- _CHALLENGE_: Take the lines of the data below from the very first through the line containing "from matplotlib.patches import Patch" and output them exactly, pictures excluded.

- _DATA_:
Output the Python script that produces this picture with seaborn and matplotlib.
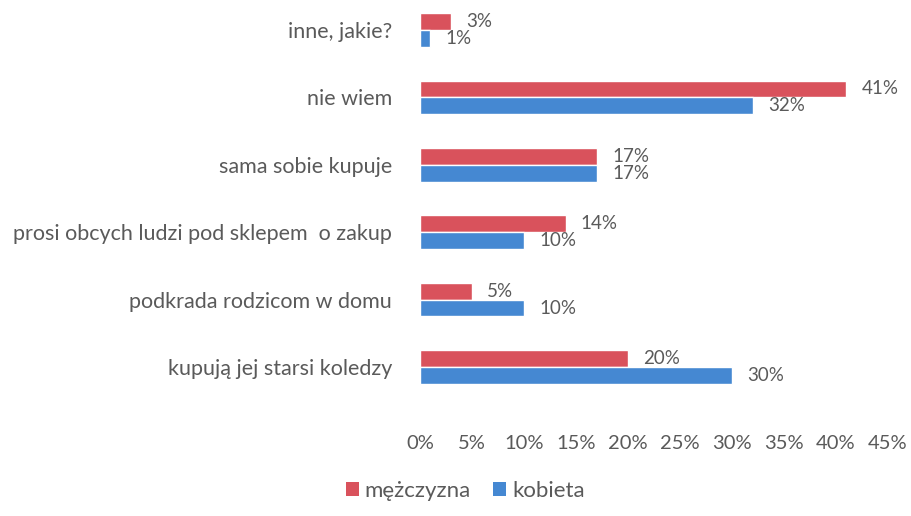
import matplotlib
matplotlib.use("Agg")
import matplotlib.pyplot as plt
import pandas as pd
import seaborn as sns
from matplotlib.patches import Patch

categories = [
    "inne, jakie?",
    "nie wiem",
    "sama sobie kupuje",
    "prosi obcych ludzi pod sklepem  o zakup",
    "podkrada rodzicom w domu",
    "kupują jej starsi koledzy",
]
men = [3, 41, 17, 14, 5, 20]
women = [1, 32, 17, 10, 10, 30]
series = ["mężczyzna", "kobieta"]
x_ticks = [0, 5, 10, 15, 20, 25, 30, 35, 40, 45]

df = pd.DataFrame({
    "kategoria": categories * 2,
    "plec": [series[0]] * len(categories) + [series[1]] * len(categories),
    "wartosc": [v / 100 for v in men + women],
})

sns.set_style("white")
plt.rcParams["font.family"] = ["Lato", "DejaVu Sans"]
text_col = "#5a5a5a"
colors = {"mężczyzna": "#d9525c", "kobieta": "#4588d2"}

fig = plt.figure(figsize=(9.12, 5.16), dpi=100)
ax = fig.add_axes([420 / 912, 1 - 400 / 516, 468 / 912, 400 / 516])

sns.barplot(data=df, y="kategoria", x="wartosc", hue="plec", order=categories,
            hue_order=series, palette=colors, width=0.5, orient="h",
            saturation=1, ax=ax, legend=False)

for cont in ax.containers:
    ax.bar_label(cont, labels=[f"{round(b.get_width() * 100)}%" for b in cont],
                 padding=11, color=text_col, fontsize=13.5)

ax.set_xlim(0, 0.45)
ax.set_ylim(5.49, -0.445)
ax.set_xticks([t / 100 for t in x_ticks])
ax.set_xticklabels([f"{t}%" for t in x_ticks])
ax.set_xlabel("")
ax.set_ylabel("")
ax.tick_params(axis="x", length=0, pad=25, labelsize=14.5, labelcolor=text_col)
ax.tick_params(axis="y", length=0, pad=20, labelsize=15.5, labelcolor=text_col)
sns.despine(ax=ax, left=True, bottom=True)

handles = [Patch(facecolor=colors[s], edgecolor="none") for s in series]
fig.legend(handles, series, loc="lower center", bbox_to_anchor=(0.51, -0.01),
           ncol=2, frameon=False, fontsize=16, labelcolor=text_col,
           handlelength=0.6, handleheight=0.6, handletextpad=0.25, columnspacing=1.0)

fig.savefig("out.png", dpi=100)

- _WORKED ANSWER_:
Output the Python script that produces this picture with seaborn and matplotlib.
import matplotlib
matplotlib.use("Agg")
import matplotlib.pyplot as plt
import pandas as pd
import seaborn as sns
from matplotlib.patches import Patch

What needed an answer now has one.